Braiding your long hair at night is a great idea if you want to wake up with wavy hair in the morning. It can also reduce a bit the frizz and make the hair more manageable. Bear in mind, though, if the plaits are too tight you might wake up with a headache from the pulling. If your hair is just washed make sure you have toweled dry or slightly blow-dry the excessive moisture, especially if the hair is very thick and long.
When growing out long and healthy hair you not only need to take care of it externally, but you also need to have a healthy, balanced diet. A very restrictive diet can slow hair growth and make it fall out more. As hair grows from the scalp it’s important to keep the scalp healthy and hydrated. Regular trims are a must if you want to grow long healthy hair because the ends of the hair shaft can get dry and sensitized (being there the longest time) and will start to split.

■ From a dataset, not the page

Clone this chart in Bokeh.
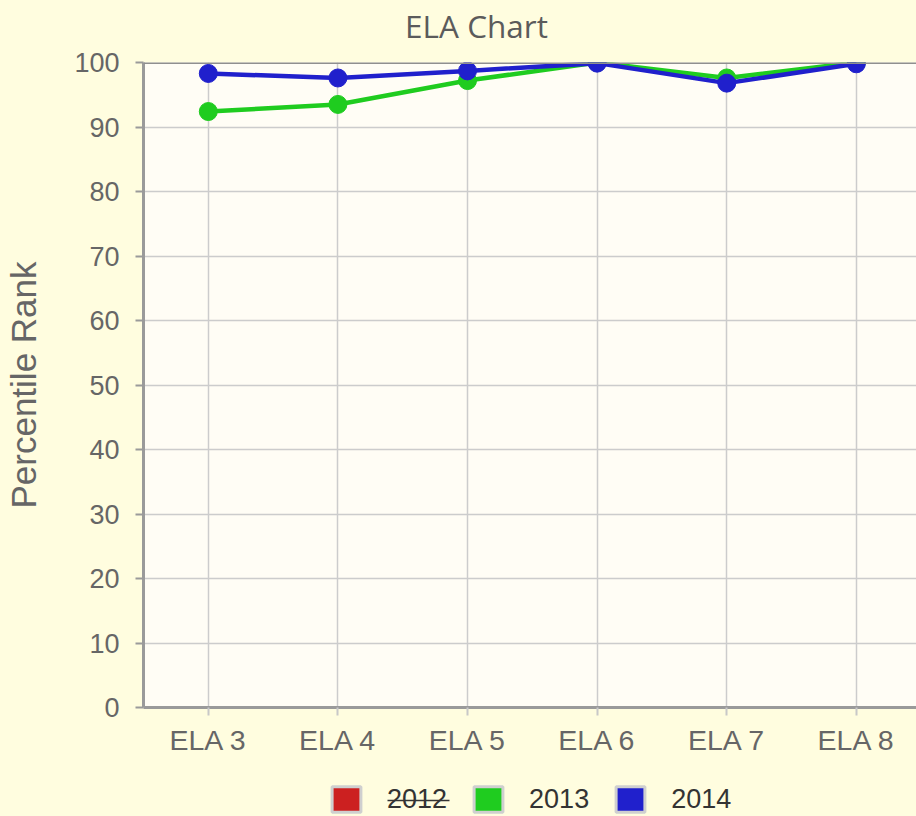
from bokeh.plotting import figure
from bokeh.models import (Range1d, FixedTicker, Legend, LegendItem, Span, BoxAnnotation, Label)
from bokeh.layouts import column
from bokeh.embed import file_html
from bokeh.resources import INLINE

categories = ["ELA 3", "ELA 4", "ELA 5", "ELA 6", "ELA 7", "ELA 8"]
series_names = ["2012", "2013", "2014"]
values_2013 = [92.4, 93.5, 97.2, 100.0, 97.6, 100.0]
values_2014 = [98.3, 97.6, 98.7, 99.9, 96.8, 99.8]
y_ticks = [0, 10, 20, 30, 40, 50, 60, 70, 80, 90, 100]
hidden_series = ["2012"]
chart_title = "ELA Chart"

colors = {"2012": "#CC2020", "2013": "#1FCC1F", "2014": "#2020CC"}
page_bg = "#FFFDDF"
xs = list(range(len(categories)))
NAN = float("nan")

W = 916
LEFT = 143          # width of the left border (y axis area)
H_TITLE = 46
H_MAIN = 723
H_LEG = 47


def strip(height):
    f = figure(width=W, height=height, output_backend="svg", toolbar_location=None,
               x_range=Range1d(LEFT, W), y_range=Range1d(0, height),
               x_axis_type=None, y_axis_type=None,
               min_border_left=LEFT, min_border_right=0,
               min_border_top=0, min_border_bottom=0)
    f.grid.visible = False
    f.outline_line_color = None
    f.background_fill_color = page_bg
    f.border_fill_color = page_bg
    return f


# ---- title strip ----
t = strip(H_TITLE)
t.add_layout(Label(x=476, y=H_TITLE - 24.5, text=chart_title, text_align="center",
                   text_baseline="middle", text_font="Open Sans", text_font_size="31.5px",
                   text_color="#5b5b5b"))

# ---- main chart ----
p = figure(width=W, height=H_MAIN, output_backend="svg", toolbar_location=None,
           x_range=Range1d(-0.5, 5.464), y_range=Range1d(0, 100),
           min_border_left=LEFT, min_border_right=0,
           min_border_top=16, min_border_bottom=62)

p.background_fill_color = "#FFFDF5"
p.border_fill_color = page_bg
p.outline_line_color = None

xa = p.xaxis[0]
xa.ticker = FixedTicker(ticks=xs)
xa.major_label_overrides = {i: c for i, c in enumerate(categories)}
xa.axis_line_color = "#9a9a9a"
xa.axis_line_width = 3
xa.major_tick_line_color = "#c8c8c8"
xa.major_tick_line_width = 2
xa.major_tick_out = 8
xa.major_tick_in = 0
xa.minor_tick_line_color = None
xa.major_label_text_font = "Liberation Sans"
xa.major_label_text_font_size = "28.5px"
xa.major_label_text_color = "#666666"
xa.major_label_standoff = 8

ya = p.yaxis[0]
ya.ticker = FixedTicker(ticks=y_ticks)
ya.axis_line_color = "#9a9a9a"
ya.axis_line_width = 3
ya.major_tick_line_color = "#9a9a9a"
ya.major_tick_line_width = 2
ya.major_tick_out = 8
ya.major_tick_in = 0
ya.minor_tick_line_color = None
ya.major_label_text_font = "Liberation Sans"
ya.major_label_text_font_size = "27px"
ya.major_label_text_color = "#666666"
ya.major_label_standoff = 16
ya.axis_label = "Percentile Rank"
ya.axis_label_text_font = "Liberation Sans"
ya.axis_label_text_font_size = "35px"
ya.axis_label_text_font_style = "normal"
ya.axis_label_text_color = "#666666"
ya.axis_label_standoff = 28

p.xgrid.grid_line_color = "#cccccc"
p.xgrid.grid_line_width = 1.5
p.ygrid.grid_line_color = "#cccccc"
p.ygrid.grid_line_width = 1.5

# top border of the plot area
p.add_layout(Span(location=100, dimension="width", line_color="#8f8f8f", line_width=3))

p.line(xs, values_2013, line_color=colors["2013"], line_width=4.5)
p.scatter(xs, values_2013, size=18, fill_color=colors["2013"], line_color=colors["2013"])
p.line(xs, values_2014, line_color=colors["2014"], line_width=4.5)
p.scatter(xs, values_2014, size=18, fill_color=colors["2014"], line_color=colors["2014"])

# ---- legend strip ----
q = strip(H_LEG)
items = []
for name in series_names:
    r = q.rect(x=[NAN], y=[NAN], width=1, height=1, fill_color=colors[name],
               line_color="#cfcfcf", line_width=3)
    items.append(LegendItem(label=name, renderers=[r]))

GLYPH_W, STANDOFF, LABEL_W, SPACING = 36, 23, 60, 23
legend_width = len(series_names) * (GLYPH_W + STANDOFF + LABEL_W) + (len(series_names) - 1) * SPACING
legend_left = LEFT + (W - LEFT - legend_width) / 2
legend = Legend(items=items, orientation="horizontal", location=(legend_left - LEFT, 1),
                glyph_width=GLYPH_W, glyph_height=32, label_standoff=STANDOFF,
                spacing=SPACING, label_width=LABEL_W, label_height=32,
                padding=0, margin=0,
                label_text_font="Liberation Sans", label_text_font_size="27px",
                label_text_color="#333333", border_line_color=None,
                background_fill_alpha=0)
q.add_layout(legend, "center")

for name in hidden_series:
    i = series_names.index(name)
    lx = legend_left + i * (GLYPH_W + STANDOFF + LABEL_W + SPACING) + GLYPH_W + STANDOFF
    q.add_layout(BoxAnnotation(left=lx, right=lx + LABEL_W + 2, bottom=15.2, top=16.8,
                               fill_color="#333333", fill_alpha=1, line_color=None))

layout = column(t, p, q, spacing=0, styles={"background-color": page_bg})
open("out.html", "w").write(file_html(layout, INLINE))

The amount of shampoo you need to use for long hair varies depending on the shampoo itself and on the hair density and length. Professional shampoos are more concentrated, they lather more (even if they are sulfate-free) so usually, you don’t need to use more than a popcorn-size amount. If using non-professional shampoos you will have to double or sometimes even triple that amount. It’s always best to do two shampoos every time you wash your hair, followed by one conditioner or mask.
If you want to maintain a certain length and keep it healthy with no split ends, it’s best to trim it once every 6 to 8 weeks. You can ask your stylist to cut as little as an inch or even just half an inch. The average hair grows anywhere between 0.5 cm and 2 cm per month, so cut about that much if you are happy with the length, or if you want to grow it out you can trim much less than your regrowth every 6 to 8 weeks, as long as there are no split ends and the hair is not sensitized or very dry.